- Official song cover featuring Salman Khan and Pooja Hegde

Single by Vishal Dadlani, Payal Dev and Raftaar

from the album Kisi Ka Bhai Kisi Ki Jaan
- Language: Hindi Telugu
- Released: 4 April 2023
- Recorded: 2022
- Studio: YRF Studios, Mumbai
- Genre: EDM; dance; kuthu; pop; Filmi;
- Length: 2:56
- Label: Zee Music Company
- Composer: Payal Dev
- Lyricist: Shabbir Ahmed
- Producer: Aditya Dev

Kisi Ka Bhai Kisi Ki Jaan track listing
- "Yentamma"; "Billi Billi"; "Naiyo Lagda"; "Jee Rahe The Hum (Falling in Love)"; Lets Dance Chotu Motu"; "Tere Bina"; "Bathukamma";

Music video
- "Yentamma" on YouTube

= Yentamma =

2023 song by Vishal Dadlani, Payal Dev and Shabbir Ahmed

"Yentamma" is an Indian Hindi-language song, composed by Payal Dev, who also sung the track with Vishal Dadlani. Lyrics were written by Kumaar with rap portion performed by Raftaar for the soundtrack album of the 2023 Indian film Kisi Ka Bhai Kisi Ki Jaan. It was released on 4 April 2023, as the fifth single from the album, through Zee Music Company.

Upon release, the song received positive reviews by audience and critics. The track "Yentamma" also topped the national charts, in all music and video platforms.

== Composition and lyrics ==
"Yentamma" served as the fifth single to be released from the soundtrack album of Kisi Ka Bhai Kisi Ki Jaan.

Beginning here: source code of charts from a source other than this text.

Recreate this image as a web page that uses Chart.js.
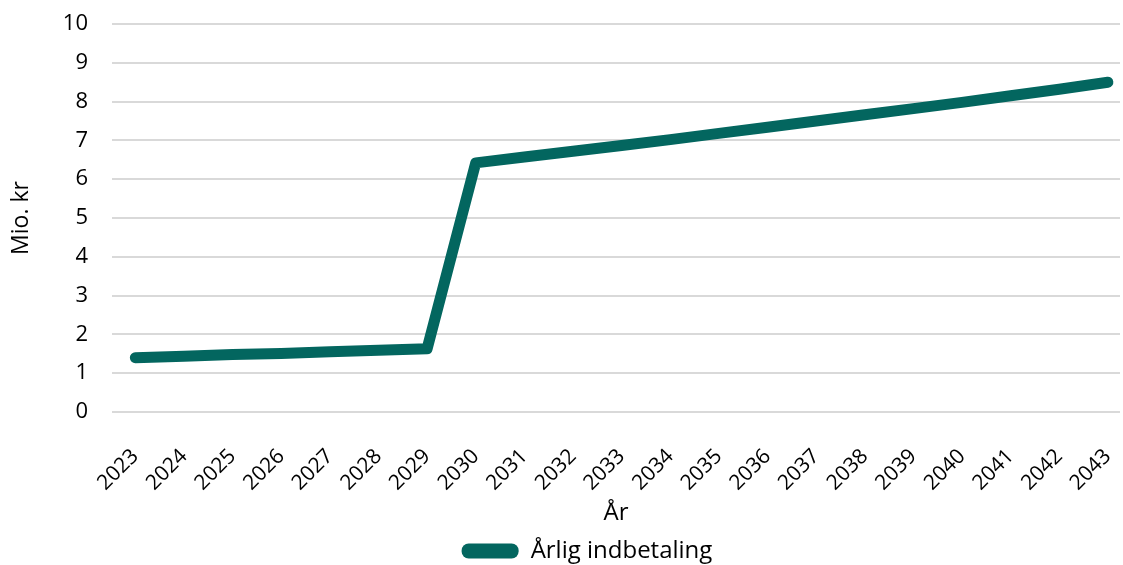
<!DOCTYPE html>
<html>
<head>
<meta charset="utf-8">
<script src="https://cdn.jsdelivr.net/npm/chart.js@4"></script>
<style>
  html, body { margin: 0; padding: 0; background: #fff; }
  #wrap { width: 1123px; height: 565px; }
</style>
</head>
<body>
<div id="wrap"><canvas id="chart"></canvas></div>
<script>
// Data
const years = [2023, 2024, 2025, 2026, 2027, 2028, 2029, 2030, 2031, 2032, 2033,
               2034, 2035, 2036, 2037, 2038, 2039, 2040, 2041, 2042, 2043];
const indbetaling = [1.40, 1.44, 1.48, 1.51, 1.55, 1.59, 1.63, 6.42, 6.57, 6.72, 6.87,
                     7.02, 7.18, 7.34, 7.50, 7.66, 7.82, 7.98, 8.15, 8.32, 8.50];
const yTicks = [0, 1, 2, 3, 4, 5, 6, 7, 8, 9, 10];

const teal = '#03665f';
const fontName = '"Open Sans", sans-serif';

// Legenden sidder lidt til højre og lavere i originalen
const legendShift = {
    id: 'legendShift',
    afterLayout(chart) {
        const lg = chart.legend;
        lg.left += 27; lg.right += 27;
        lg.top += 8; lg.bottom += 8;
    }
};

document.addEventListener('DOMContentLoaded', function() {
    const ctx = document.getElementById('chart').getContext('2d');

    new Chart(ctx, {
        type: 'line',
        data: {
            datasets: [{
                label: 'Årlig indbetaling',
                data: years.map((y, i) => ({ x: y, y: indbetaling[i] })),
                borderColor: teal,
                backgroundColor: teal,
                borderWidth: 11,
                borderCapStyle: 'round',
                borderJoinStyle: 'round',
                pointRadius: 0,
                tension: 0
            }]
        },
        plugins: [legendShift],
        options: {
            responsive: true,
            maintainAspectRatio: false,
            animation: false,
            layout: { padding: { top: 24, right: 3, left: 0, bottom: 0 } },
            plugins: {
                tooltip: { enabled: false },
                legend: {
                    position: 'bottom',
                    labels: {
                        color: '#000',
                        font: { family: fontName, size: 24 },
                        boxWidth: 57,
                        boxHeight: 15,
                        padding: 2,
                        useBorderRadius: true,
                        borderRadius: 7,
                        generateLabels: chart => [{
                            text: 'Årlig indbetaling',
                            fillStyle: teal,
                            strokeStyle: teal,
                            lineWidth: 0,
                            borderRadius: 7,
                            datasetIndex: 0
                        }]
                    }
                }
            },
            scales: {
                x: {
                    type: 'linear',
                    min: 2022.52,
                    max: 2043.25,
                    afterBuildTicks: scale => { scale.ticks = years.map(v => ({ value: v })); },
                    afterFit: scale => {
                        scale.height = 117;
                        scale.paddingLeft = 0;
                        scale.paddingRight = 0;
                    },
                    grid: { display: false, drawTicks: false },
                    border: { display: false },
                    ticks: {
                        color: '#000',
                        font: { family: fontName, size: 21 },
                        minRotation: 45,
                        maxRotation: 45,
                        padding: 32,
                        callback: v => String(v)
                    },
                    title: {
                        display: true,
                        text: 'År',
                        color: '#000',
                        font: { family: fontName, size: 24 },
                        padding: { top: 4, bottom: 1 }
                    }
                },
                y: {
                    min: 0,
                    max: 10,
                    afterBuildTicks: scale => { scale.ticks = yTicks.map(v => ({ value: v })); },
                    afterFit: scale => {
                        scale.width = 112;
                        scale.paddingTop = 0;
                        scale.paddingBottom = 0;
                    },
                    grid: { color: '#d9d9d9', lineWidth: 2, drawTicks: false },
                    border: { display: false },
                    ticks: {
                        color: '#000',
                        font: { family: fontName, size: 22 },
                        padding: 24
                    },
                    title: {
                        display: true,
                        text: 'Mio. kr',
                        color: '#000',
                        font: { family: fontName, size: 23 },
                        padding: { top: 8, bottom: 0 }
                    }
                }
            }
        }
    });
});
</script>
</body>
</html>
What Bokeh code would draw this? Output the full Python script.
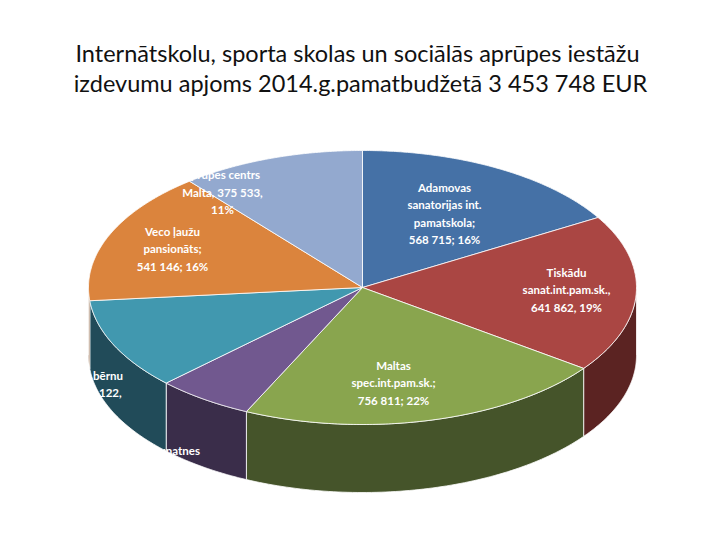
import numpy as np
from bokeh.plotting import figure
from bokeh.models import Range1d
from bokeh.core.properties import value
from bokeh.embed import file_html
from bokeh.resources import INLINE

# data
title_lines = ["Internātskolu, sporta skolas un sociālās  aprūpes iestāžu",
               "izdevumu apjoms 2014.g.pamatbudžetā 3 453 748 EUR"]
names = ["Adamovas\nsanatorijas int.\npamatskola;\n{v}; {p}%",
         "Tiskādu\nsanat.int.pam.sk.,\n{v}, {p}%",
         "Maltas\nspec.int.pam.sk.;\n{v}; {p}%",
         "Bērnu un jaunatnes\nsporta skola;\n{v}; {p}%",
         "Rēzeknes bērnu\nnams; {v},\n{p}%",
         "Veco ļaužu\npansionāts;\n{v}; {p}%",
         "Sociālās\naprūpes centrs\nMalta, {v},\n{p}%"]
values = [568715, 641862, 756811, 198559, 371122, 541146, 375533]

top_colors = ["#4571a6", "#aa4643", "#89a54e", "#71588f", "#4198af", "#db843d", "#93a9cf"]
side_colors = ["#2b4a70", "#5b2322", "#45542a", "#3a2d4a", "#214b59", "#7a4419", "#55688a"]
# where each label block starts (centre of first line), in page pixels
label_xy = [(444, 187), (566, 272), (393, 365), (150, 450), (82, 375), (172, 231), (222, 157)]

cx, cy, rx, ry, depth = 362, 287, 274, 137, 68

p = figure(width=704, height=524, x_range=Range1d(0, 704), y_range=Range1d(524, 0),
           output_backend="svg", toolbar_location=None, min_border=0,
           x_axis_type=None, y_axis_type=None)
p.grid.visible = False
p.outline_line_color = None
p.background_fill_color = "white"


def pt(clock):
    m = np.radians(90 - np.asarray(clock))
    return cx + rx * np.cos(m), cy - ry * np.sin(m)


vals = np.array(values, dtype=float)
total = vals.sum()
ends = np.cumsum(vals) / total * 360
starts = np.concatenate([[0], ends[:-1]])

# side walls (front half only)
for a0, a1, col in zip(starts, ends, side_colors):
    s, e = max(a0, 90), min(a1, 270)
    if s >= e:
        continue
    xs, ys = pt(np.linspace(s, e, 80))
    p.patch(list(xs) + list(xs[::-1]), list(ys) + list((ys + depth)[::-1]),
            fill_color=col, line_color="white", line_width=0.8)

# top faces
for a0, a1, col in zip(starts, ends, top_colors):
    xs, ys = pt(np.linspace(a0, a1, 120))
    p.patch([cx] + list(xs), [cy] + list(ys), fill_color=col,
            line_color="white", line_width=0.8)

# labels
lx, ly, lt = [], [], []
for name, v, (x0, y0) in zip(names, values, label_xy):
    txt = name.format(v=f"{v:,}".replace(",", " "), p=round(v / total * 100))
    for i, line in enumerate(txt.split("\n")):
        lx.append(x0)
        ly.append(y0 + i * 17.3)
        lt.append(line)
p.text(lx, ly, text=lt, text_color="white", text_font=value("Lato"),
       text_font_style="bold", text_font_size="11.5px",
       text_align="center", text_baseline="middle")

# title
p.text([360, 360], [52, 82], text=title_lines, text_color="#111111",
       text_font=value("Lato"), text_font_size="23.5px",
       text_align="center", text_baseline="middle")

open("out.html", "w").write(file_html(p, INLINE))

The track was composed by Payal Dev in her fourth collaboration with Salman Khan. She too sang the track with Vishal Dadlani. The song was written by Shabbir Ahmed. The rap portion of the song was written and performed by rapper Raftaar. The Hindi-Telugu fusion song had the additional lyrics and vocals by Aditya Dev, who also produced the track. After hearing the track, Hegde felt it will be hit among the audience. Palak Tiwari revealed the song as her favourite song in the film. In early-October 2022, Khan confirmed the Ram Charan inclusion in the song. Khan also revealed that it was Charan's compulsion to be a part of the film.

== Music video ==
The music video song, featuring visuals directly from the film, was released on 4 April 2023 on YouTube. The music video features Salman Khan and Pooja Hegde primarily, with Venkatesh, Bhumika Chawla, Raghav Juyal, Jassie Gill, Siddharth Nigam, Shehnaaz Gill, Palak Tiwari and Vinali Bhatnagar. The music video was choreographed by Jani Master. The song which also featured Ram Charan is a special appearance, was shot at a special set built in Chiranjeevi's own land in the Kokapet area for Acharya. The music video featured about 2000 dancers and 1000 Royal Enfields.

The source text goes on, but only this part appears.